▶ **What the task asks**: Only the lines from the line containing "Give me the TikZ source for this diagram." through the line containing "(CTC) at (696,354)" should be reproduced, please, with no pictures.

▶ **Provided records**:
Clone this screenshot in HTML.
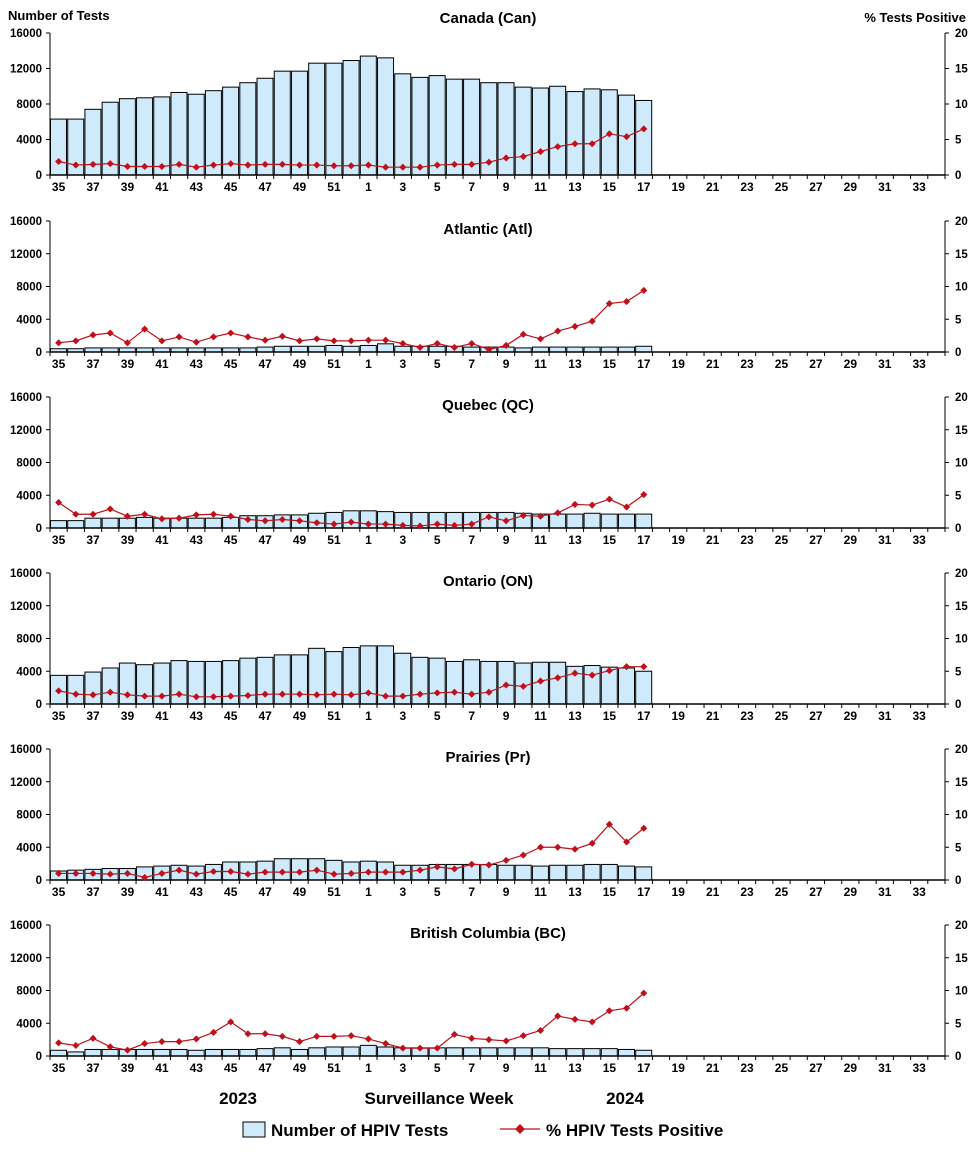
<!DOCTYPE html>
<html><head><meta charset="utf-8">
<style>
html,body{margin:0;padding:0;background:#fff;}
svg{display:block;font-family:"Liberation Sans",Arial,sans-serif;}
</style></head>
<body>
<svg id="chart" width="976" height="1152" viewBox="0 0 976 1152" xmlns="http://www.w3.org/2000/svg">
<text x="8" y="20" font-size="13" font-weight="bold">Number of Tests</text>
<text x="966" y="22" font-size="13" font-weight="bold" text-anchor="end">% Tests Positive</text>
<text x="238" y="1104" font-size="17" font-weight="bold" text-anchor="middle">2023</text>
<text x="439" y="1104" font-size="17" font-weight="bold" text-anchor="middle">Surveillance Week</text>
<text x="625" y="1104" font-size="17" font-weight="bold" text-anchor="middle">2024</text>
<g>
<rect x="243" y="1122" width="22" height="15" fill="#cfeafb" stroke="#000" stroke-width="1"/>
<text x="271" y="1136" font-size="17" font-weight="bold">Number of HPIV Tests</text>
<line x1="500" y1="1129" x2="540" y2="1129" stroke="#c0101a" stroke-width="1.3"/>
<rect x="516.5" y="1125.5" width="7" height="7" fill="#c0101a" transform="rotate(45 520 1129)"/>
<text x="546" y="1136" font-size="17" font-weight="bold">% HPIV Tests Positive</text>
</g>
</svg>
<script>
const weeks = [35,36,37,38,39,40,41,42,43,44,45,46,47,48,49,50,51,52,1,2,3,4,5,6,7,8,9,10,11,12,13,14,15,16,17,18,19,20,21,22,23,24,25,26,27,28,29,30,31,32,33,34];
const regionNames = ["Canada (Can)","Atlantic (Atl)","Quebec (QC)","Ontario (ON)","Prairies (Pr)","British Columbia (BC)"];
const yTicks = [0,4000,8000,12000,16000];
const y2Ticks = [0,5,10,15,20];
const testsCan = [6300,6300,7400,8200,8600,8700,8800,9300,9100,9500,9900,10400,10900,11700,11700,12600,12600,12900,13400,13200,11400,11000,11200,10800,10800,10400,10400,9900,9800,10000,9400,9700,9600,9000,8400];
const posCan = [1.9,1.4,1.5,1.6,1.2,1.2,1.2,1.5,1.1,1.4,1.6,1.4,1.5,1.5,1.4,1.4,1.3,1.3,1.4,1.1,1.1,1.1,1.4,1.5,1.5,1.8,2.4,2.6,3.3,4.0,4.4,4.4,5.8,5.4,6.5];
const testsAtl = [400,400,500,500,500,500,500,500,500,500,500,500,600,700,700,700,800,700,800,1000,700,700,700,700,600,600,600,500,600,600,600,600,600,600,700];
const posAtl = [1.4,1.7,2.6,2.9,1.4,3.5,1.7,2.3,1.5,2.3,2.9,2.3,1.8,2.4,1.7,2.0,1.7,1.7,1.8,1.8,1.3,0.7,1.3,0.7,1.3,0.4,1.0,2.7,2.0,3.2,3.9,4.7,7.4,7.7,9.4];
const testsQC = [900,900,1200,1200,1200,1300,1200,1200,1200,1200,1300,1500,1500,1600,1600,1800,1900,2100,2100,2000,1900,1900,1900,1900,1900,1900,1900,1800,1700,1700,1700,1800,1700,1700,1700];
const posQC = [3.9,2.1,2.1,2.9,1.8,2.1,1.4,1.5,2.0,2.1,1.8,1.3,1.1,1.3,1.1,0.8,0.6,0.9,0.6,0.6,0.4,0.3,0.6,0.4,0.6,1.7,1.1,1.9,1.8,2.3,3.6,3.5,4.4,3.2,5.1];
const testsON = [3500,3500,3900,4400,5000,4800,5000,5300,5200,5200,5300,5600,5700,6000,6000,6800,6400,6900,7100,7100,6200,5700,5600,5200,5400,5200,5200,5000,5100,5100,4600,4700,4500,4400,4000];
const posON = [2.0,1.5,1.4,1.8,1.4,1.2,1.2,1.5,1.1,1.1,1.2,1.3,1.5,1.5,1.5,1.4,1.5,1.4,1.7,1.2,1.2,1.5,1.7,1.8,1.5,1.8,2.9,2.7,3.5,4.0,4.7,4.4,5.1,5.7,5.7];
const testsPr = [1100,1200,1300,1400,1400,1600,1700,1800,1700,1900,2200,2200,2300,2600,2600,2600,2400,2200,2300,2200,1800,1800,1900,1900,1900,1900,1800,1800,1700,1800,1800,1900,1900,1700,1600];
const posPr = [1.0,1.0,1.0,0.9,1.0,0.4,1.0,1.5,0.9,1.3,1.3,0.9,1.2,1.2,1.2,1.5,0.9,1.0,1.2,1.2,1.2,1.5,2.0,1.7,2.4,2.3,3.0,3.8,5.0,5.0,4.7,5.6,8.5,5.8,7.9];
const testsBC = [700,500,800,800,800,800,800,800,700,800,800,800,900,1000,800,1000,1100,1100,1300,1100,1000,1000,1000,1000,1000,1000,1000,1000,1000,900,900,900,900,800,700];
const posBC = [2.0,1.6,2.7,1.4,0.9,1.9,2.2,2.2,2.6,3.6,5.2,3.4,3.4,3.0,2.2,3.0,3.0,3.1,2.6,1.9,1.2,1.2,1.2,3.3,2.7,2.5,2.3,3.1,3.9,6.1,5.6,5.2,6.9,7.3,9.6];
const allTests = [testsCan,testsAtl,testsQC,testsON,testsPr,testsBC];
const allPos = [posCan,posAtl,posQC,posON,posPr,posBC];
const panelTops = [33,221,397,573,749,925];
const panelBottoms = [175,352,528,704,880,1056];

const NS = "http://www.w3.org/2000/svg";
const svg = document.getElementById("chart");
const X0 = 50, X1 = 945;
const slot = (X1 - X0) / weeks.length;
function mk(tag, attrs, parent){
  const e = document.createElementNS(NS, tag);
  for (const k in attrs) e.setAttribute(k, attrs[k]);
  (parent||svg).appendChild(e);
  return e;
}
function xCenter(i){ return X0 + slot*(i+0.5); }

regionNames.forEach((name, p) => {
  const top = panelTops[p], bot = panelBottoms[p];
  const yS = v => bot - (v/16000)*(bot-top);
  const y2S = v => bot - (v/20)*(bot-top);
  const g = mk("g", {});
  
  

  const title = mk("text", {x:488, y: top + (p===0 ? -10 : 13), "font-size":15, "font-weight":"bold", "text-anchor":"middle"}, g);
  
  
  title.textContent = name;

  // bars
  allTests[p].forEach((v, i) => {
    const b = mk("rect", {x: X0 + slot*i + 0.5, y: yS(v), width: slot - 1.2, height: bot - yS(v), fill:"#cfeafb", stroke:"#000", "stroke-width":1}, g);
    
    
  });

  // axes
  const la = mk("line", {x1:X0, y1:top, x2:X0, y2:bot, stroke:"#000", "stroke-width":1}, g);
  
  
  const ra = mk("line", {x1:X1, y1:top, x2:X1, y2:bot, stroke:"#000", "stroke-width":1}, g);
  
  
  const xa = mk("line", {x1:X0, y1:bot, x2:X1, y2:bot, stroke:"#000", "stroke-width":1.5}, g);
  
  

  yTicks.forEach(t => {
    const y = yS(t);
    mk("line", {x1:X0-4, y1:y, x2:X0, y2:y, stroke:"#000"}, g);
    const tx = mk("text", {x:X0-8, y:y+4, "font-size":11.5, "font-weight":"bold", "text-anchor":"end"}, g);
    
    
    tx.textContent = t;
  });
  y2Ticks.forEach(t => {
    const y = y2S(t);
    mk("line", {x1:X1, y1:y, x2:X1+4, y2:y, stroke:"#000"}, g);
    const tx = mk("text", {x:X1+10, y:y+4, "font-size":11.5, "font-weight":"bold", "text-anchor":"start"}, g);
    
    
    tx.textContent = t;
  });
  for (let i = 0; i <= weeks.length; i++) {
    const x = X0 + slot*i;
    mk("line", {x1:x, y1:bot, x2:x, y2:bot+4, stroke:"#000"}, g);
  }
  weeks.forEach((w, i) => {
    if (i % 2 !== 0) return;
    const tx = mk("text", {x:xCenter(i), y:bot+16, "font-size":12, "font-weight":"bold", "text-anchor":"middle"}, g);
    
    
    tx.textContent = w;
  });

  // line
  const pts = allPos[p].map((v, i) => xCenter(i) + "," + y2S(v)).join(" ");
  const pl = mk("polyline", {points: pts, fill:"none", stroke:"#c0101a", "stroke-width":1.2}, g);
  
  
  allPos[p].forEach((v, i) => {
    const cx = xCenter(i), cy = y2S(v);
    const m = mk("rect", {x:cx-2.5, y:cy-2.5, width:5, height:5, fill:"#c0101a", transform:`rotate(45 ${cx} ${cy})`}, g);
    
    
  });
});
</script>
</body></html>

--

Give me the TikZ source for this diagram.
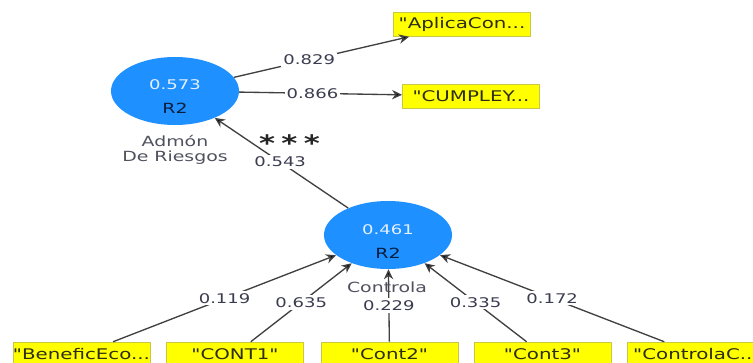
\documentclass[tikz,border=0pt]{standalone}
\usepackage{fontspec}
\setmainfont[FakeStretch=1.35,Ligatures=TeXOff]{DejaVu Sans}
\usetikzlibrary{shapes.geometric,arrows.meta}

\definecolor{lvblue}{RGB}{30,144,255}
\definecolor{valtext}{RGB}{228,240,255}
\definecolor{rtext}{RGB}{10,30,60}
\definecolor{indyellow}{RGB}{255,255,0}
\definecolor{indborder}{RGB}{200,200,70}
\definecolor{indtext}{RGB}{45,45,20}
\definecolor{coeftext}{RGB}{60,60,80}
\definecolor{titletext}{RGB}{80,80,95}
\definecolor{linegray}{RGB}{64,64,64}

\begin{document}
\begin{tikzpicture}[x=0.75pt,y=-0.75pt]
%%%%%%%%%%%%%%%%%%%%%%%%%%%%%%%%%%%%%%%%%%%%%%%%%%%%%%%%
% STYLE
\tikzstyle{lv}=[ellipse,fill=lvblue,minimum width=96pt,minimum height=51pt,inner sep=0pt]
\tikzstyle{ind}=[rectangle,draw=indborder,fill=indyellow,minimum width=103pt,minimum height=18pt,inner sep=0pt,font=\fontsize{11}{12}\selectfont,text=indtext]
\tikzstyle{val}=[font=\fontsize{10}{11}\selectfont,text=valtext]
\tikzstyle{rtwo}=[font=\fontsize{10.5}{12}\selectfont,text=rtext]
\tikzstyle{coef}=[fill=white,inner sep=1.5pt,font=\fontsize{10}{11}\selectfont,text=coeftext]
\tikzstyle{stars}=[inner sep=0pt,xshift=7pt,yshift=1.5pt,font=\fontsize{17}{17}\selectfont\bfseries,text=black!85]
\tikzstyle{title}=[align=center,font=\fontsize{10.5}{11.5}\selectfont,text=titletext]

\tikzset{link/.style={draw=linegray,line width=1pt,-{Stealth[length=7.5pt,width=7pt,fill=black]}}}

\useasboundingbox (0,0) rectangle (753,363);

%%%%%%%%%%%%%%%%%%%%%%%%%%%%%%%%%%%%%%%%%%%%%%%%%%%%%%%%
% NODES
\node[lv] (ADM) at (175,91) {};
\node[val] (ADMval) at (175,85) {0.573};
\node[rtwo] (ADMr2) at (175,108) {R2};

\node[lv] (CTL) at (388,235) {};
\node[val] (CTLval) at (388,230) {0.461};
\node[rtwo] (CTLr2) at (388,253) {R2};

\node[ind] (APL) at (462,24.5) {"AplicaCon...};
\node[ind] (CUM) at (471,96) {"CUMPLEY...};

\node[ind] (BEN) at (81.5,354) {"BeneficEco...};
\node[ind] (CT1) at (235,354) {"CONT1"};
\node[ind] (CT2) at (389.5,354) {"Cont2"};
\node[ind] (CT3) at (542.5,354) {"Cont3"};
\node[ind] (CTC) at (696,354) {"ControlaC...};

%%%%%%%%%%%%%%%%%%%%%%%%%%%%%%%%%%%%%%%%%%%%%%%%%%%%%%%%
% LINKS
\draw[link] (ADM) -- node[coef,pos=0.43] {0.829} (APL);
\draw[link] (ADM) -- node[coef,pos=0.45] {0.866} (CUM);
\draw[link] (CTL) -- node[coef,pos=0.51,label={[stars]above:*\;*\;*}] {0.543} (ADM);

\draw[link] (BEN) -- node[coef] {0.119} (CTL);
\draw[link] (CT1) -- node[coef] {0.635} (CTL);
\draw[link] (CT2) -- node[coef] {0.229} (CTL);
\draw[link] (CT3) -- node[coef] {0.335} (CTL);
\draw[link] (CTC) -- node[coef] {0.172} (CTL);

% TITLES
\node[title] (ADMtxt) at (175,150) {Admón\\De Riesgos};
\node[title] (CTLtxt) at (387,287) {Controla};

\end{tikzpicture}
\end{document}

==

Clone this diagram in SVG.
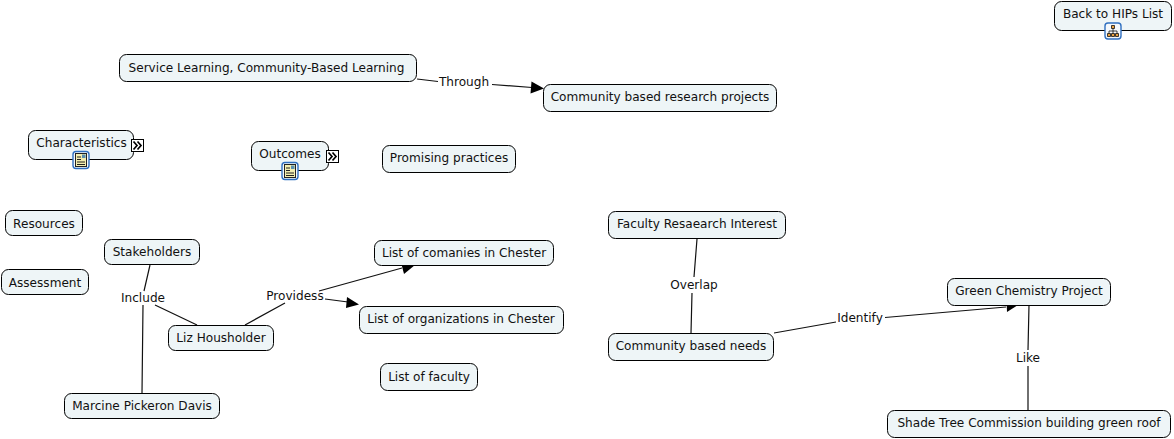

▶ **Finished answer**:
Give me the TikZ source for this diagram.
\documentclass[tikz,border=0pt]{standalone}
\usepackage{fontspec}
\setmainfont[FakeStretch=1.35,Ligatures=TeXOff]{DejaVu Sans}
\usetikzlibrary{shapes.geometric,arrows.meta}

\definecolor{lvblue}{RGB}{30,144,255}
\definecolor{valtext}{RGB}{228,240,255}
\definecolor{rtext}{RGB}{10,30,60}
\definecolor{indyellow}{RGB}{255,255,0}
\definecolor{indborder}{RGB}{200,200,70}
\definecolor{indtext}{RGB}{45,45,20}
\definecolor{coeftext}{RGB}{60,60,80}
\definecolor{titletext}{RGB}{80,80,95}
\definecolor{linegray}{RGB}{64,64,64}

\begin{document}
\begin{tikzpicture}[x=0.75pt,y=-0.75pt]
%%%%%%%%%%%%%%%%%%%%%%%%%%%%%%%%%%%%%%%%%%%%%%%%%%%%%%%%
% STYLE
\tikzstyle{lv}=[ellipse,fill=lvblue,minimum width=96pt,minimum height=51pt,inner sep=0pt]
\tikzstyle{ind}=[rectangle,draw=indborder,fill=indyellow,minimum width=103pt,minimum height=18pt,inner sep=0pt,font=\fontsize{11}{12}\selectfont,text=indtext]
\tikzstyle{val}=[font=\fontsize{10}{11}\selectfont,text=valtext]
\tikzstyle{rtwo}=[font=\fontsize{10.5}{12}\selectfont,text=rtext]
\tikzstyle{coef}=[fill=white,inner sep=1.5pt,font=\fontsize{10}{11}\selectfont,text=coeftext]
\tikzstyle{stars}=[inner sep=0pt,xshift=7pt,yshift=1.5pt,font=\fontsize{17}{17}\selectfont\bfseries,text=black!85]
\tikzstyle{title}=[align=center,font=\fontsize{10.5}{11.5}\selectfont,text=titletext]

\tikzset{link/.style={draw=linegray,line width=1pt,-{Stealth[length=7.5pt,width=7pt,fill=black]}}}

\useasboundingbox (0,0) rectangle (753,363);

%%%%%%%%%%%%%%%%%%%%%%%%%%%%%%%%%%%%%%%%%%%%%%%%%%%%%%%%
% NODES
\node[lv] (ADM) at (175,91) {};
\node[val] (ADMval) at (175,85) {0.573};
\node[rtwo] (ADMr2) at (175,108) {R2};

\node[lv] (CTL) at (388,235) {};
\node[val] (CTLval) at (388,230) {0.461};
\node[rtwo] (CTLr2) at (388,253) {R2};

\node[ind] (APL) at (462,24.5) {"AplicaCon...};
\node[ind] (CUM) at (471,96) {"CUMPLEY...};

\node[ind] (BEN) at (81.5,354) {"BeneficEco...};
\node[ind] (CT1) at (235,354) {"CONT1"};
\node[ind] (CT2) at (389.5,354) {"Cont2"};
\node[ind] (CT3) at (542.5,354) {"Cont3"};
\node[ind] (CTC) at (696,354) {"ControlaC...};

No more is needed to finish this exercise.